§ **Work to do**
Reproduce from the records below, with no pictures, exactly the lines between the one containing "Reproduce this chart with matplotlib." and the one containing "from matplotlib.patches import Rectangle", inclusive.

§ **Provided records**
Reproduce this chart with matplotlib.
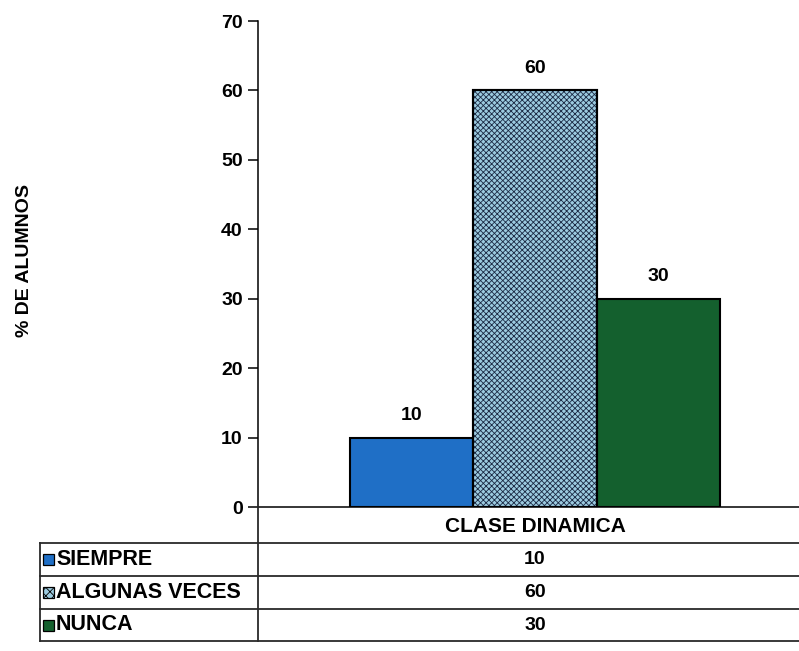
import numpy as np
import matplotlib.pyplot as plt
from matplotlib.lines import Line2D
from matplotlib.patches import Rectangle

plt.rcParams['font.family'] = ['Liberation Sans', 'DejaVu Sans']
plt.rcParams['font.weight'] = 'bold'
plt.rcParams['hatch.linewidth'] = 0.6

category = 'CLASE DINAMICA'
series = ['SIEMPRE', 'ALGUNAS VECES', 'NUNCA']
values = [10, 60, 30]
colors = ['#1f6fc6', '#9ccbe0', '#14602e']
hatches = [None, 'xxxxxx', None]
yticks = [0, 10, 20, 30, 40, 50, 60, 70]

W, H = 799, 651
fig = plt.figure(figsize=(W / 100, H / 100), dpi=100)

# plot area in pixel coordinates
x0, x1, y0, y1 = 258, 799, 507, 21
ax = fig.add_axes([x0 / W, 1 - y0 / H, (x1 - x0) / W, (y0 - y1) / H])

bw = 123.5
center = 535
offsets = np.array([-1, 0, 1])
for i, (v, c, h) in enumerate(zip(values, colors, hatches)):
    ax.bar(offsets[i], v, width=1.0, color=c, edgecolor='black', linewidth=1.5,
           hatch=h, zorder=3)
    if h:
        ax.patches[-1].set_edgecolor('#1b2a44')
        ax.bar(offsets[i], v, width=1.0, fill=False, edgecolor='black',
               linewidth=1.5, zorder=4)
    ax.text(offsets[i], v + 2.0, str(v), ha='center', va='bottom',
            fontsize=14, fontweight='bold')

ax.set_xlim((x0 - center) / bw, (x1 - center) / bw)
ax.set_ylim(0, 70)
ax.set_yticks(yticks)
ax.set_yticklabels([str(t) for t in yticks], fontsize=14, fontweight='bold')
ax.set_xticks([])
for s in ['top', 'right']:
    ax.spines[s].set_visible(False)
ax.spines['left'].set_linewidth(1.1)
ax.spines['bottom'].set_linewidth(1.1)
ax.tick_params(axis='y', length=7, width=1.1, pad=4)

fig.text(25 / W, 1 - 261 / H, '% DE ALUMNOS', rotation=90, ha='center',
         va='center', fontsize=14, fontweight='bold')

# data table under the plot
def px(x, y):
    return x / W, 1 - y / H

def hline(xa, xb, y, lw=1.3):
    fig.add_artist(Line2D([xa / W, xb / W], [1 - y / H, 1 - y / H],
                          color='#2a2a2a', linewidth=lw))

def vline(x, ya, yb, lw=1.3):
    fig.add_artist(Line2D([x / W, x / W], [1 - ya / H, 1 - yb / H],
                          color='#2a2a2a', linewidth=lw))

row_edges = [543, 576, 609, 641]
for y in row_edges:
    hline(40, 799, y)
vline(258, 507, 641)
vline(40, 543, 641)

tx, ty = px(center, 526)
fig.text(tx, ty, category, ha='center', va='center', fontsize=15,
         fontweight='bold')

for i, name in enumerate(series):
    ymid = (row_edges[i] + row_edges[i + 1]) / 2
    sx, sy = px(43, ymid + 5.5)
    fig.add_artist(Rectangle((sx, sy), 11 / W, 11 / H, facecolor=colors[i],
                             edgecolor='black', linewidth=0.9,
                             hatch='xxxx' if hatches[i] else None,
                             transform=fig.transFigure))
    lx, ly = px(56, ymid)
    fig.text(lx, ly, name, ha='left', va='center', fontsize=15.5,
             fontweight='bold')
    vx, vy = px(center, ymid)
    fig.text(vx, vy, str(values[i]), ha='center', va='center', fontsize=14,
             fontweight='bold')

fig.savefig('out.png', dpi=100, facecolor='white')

...

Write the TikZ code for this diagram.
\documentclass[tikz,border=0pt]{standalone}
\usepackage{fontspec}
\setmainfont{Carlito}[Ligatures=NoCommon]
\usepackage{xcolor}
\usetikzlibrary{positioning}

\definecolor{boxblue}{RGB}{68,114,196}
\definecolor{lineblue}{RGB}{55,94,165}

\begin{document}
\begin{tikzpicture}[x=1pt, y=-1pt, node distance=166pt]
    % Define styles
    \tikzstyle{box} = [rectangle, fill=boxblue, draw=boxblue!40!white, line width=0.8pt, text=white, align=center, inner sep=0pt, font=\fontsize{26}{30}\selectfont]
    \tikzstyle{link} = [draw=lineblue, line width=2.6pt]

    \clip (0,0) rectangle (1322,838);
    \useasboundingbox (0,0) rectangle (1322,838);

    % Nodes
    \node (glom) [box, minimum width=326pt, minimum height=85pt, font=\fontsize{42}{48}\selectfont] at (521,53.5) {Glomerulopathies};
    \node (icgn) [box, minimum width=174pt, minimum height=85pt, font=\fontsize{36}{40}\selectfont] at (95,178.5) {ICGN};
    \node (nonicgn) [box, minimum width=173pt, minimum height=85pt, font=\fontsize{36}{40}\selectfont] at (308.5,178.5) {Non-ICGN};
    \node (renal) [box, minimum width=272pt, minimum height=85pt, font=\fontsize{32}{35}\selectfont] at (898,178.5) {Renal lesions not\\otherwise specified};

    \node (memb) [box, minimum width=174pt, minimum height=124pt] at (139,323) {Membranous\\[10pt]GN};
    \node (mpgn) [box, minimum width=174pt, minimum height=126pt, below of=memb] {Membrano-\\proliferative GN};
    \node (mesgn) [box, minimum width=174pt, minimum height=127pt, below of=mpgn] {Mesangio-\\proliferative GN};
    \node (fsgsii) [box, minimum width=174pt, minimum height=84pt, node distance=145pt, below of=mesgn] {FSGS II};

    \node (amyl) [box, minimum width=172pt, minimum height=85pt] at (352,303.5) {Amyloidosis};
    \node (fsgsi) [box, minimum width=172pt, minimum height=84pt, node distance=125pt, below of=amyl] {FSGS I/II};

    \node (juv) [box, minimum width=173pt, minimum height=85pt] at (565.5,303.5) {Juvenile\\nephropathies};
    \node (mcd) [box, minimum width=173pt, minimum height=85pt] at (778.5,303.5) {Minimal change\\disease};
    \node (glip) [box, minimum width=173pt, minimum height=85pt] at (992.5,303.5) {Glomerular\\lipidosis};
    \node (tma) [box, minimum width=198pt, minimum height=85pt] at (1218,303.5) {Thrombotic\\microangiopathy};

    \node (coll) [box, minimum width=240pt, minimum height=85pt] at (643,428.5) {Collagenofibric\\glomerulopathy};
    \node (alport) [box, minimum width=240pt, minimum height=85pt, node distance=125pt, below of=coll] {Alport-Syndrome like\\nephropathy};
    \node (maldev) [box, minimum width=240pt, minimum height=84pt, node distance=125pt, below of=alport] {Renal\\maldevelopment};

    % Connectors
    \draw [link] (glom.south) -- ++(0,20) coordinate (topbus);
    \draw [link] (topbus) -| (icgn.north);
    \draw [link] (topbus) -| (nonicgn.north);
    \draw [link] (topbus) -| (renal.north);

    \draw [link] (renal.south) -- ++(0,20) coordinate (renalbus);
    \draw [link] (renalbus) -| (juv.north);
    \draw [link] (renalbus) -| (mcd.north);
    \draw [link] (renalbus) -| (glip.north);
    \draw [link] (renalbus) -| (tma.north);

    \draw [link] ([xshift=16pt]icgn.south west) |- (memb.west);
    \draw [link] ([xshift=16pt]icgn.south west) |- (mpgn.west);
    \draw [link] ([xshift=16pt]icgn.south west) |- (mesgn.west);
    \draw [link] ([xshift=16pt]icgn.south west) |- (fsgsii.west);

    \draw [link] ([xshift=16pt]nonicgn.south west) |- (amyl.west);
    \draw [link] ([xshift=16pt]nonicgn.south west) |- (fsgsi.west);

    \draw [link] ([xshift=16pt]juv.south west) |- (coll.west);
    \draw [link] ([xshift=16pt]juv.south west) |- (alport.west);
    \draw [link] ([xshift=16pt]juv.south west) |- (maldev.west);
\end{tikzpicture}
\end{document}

* * *

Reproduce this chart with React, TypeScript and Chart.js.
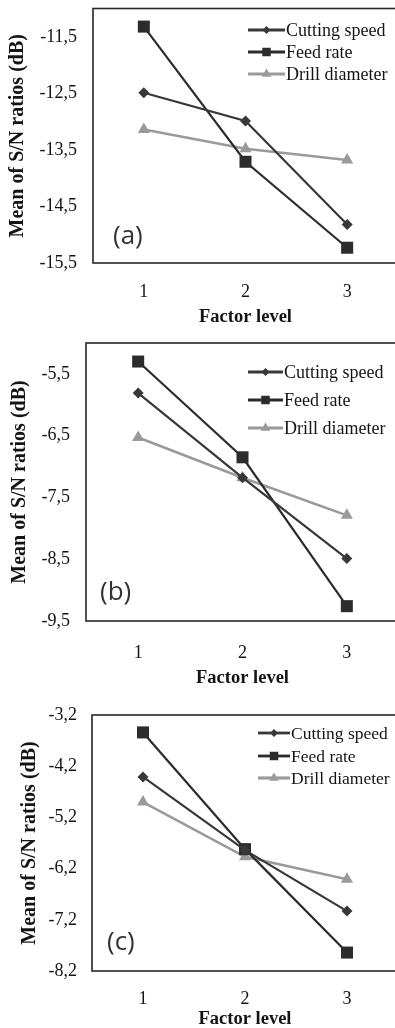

§ **Exercise output**
Reproduce this chart with matplotlib.
import numpy as np
import matplotlib.pyplot as plt
from matplotlib.lines import Line2D
from matplotlib.patches import Rectangle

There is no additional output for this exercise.